Este preocupante pensamento deve ser condimentado por duas observações. A primeira é a de que Portugal se colocou a jeito da pancada. Governos extravagantes e desgovernados empenharam-nos, para usar um termo mais à altura das famílias. E deram o flanco ao ataque. E, como Portugal, também assim sucedeu com a Grécia, a Irlanda e a Espanha, não estando excluído que a Itália venha a seguir e, logo depois, a França. A segunda observação é a de que Portugal (e qualquer um dos outros países) tem dimensão suficiente para justificar tanta trabalheira dos “conspiradores eventuais”. Pois não. Mas a Europa como um todo e, sobretudo, a sua fortíssima moeda, o Euro, esses têm. Os americanos nunca se conformaram e, provavelmente, nunca se conformarão com a subalternização da sua moeda, um dos meios que usaram (e ainda usam) para controlar o mundo.
Entronca aqui a segunda questão do meu Caro Leitor. O que aconteceria se, subitamente, toda a moeda americana que circula no mundo caísse nos Estados Unidos? Seria tal possível? Bom. Bem vistas as coisas, quando uma moeda como o Euro se vai substituindo nas operações internacionais ao dólar. O que está a acontecer é que os dólares espalhados pelo mundo estão a cair nos Estados Unidos. Dum ponto de vista meramente teórico e especulativo, esse é o destino de qualquer moeda espalhada pelas mais diversas economias acabar no país que a emitiu. Assim configurado, como um súbito cataclismo, o fenómeno descrito não sucederá, obviamente. Mas isso não invalida que estivesse a acontecer lentamente. O que faria com que os americanos, para além de “estarem à hora certa no local do crime”, também tenham um “motivo para o crime”. Já Hercule Poirot nos ensinava: procura o motivo do crime e encontrarás o criminoso.
Resta, assim, saber se os americanos têm algum alibi para a hora do crime, isto é, para os tempos actuais. Um talvez. Uma Europa economicamente frágil não serve os interesses americanos, no momento em que a China se levanta como um gigante por demasiado tempo adormecido. Tem-se a sensação de que uma atitude de enfraquecimento dos europeus, por parte dos americanos, conteria uma boa dose de suicídio. Dentro de alguns anos, só uma organização económica mundial atempadamente construída, com vários pólos economicamente fortes, será capaz de fazer frente à economia chinesa – quem sabe se em bloco com a Índia – representando um terço dos consumidores e produtores mundiais.
Bom, meu Caro Leitor. Deixei vogar a fantasia por entre as margens que me indicou. Poderia complicar um pouquinho mais, imaginando que o papel que acima foi atribuído aos americanos poderia ser facilmente atribuído aos alemães.
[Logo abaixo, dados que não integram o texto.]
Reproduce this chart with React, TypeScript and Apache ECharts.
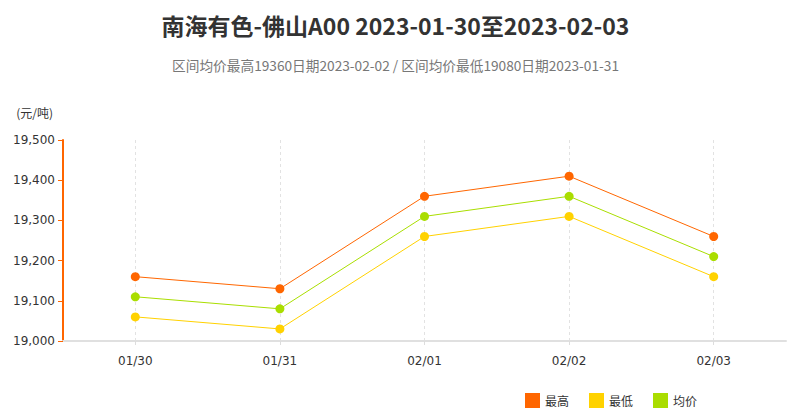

Será que uma Europa enfraquecida serve os interesses alemães? De hegemonia europeia, seguramente sim. Com utilidade para o confronto geoestratégico? Talvez não. Mas não percamos de vista que o desejo dos alemães sempre foi dominar a Europa e não o Mundo. Para além da fantasia, porém, fica a realidade, na sua dureza nua e crua. E o que a realidade nos diz é que a organização é esta e é nesta que temos de viver. Pelo menos, até que a Civilização ocidental dê uma volta. Já lá vão quase duzentos e cinquenta anos depois da última grande volta conhecida na Europa. Para falar verdade, estou convencido de que, à velocidade a que os acontecimentos se sucedem actualmente, é demasiado tempo.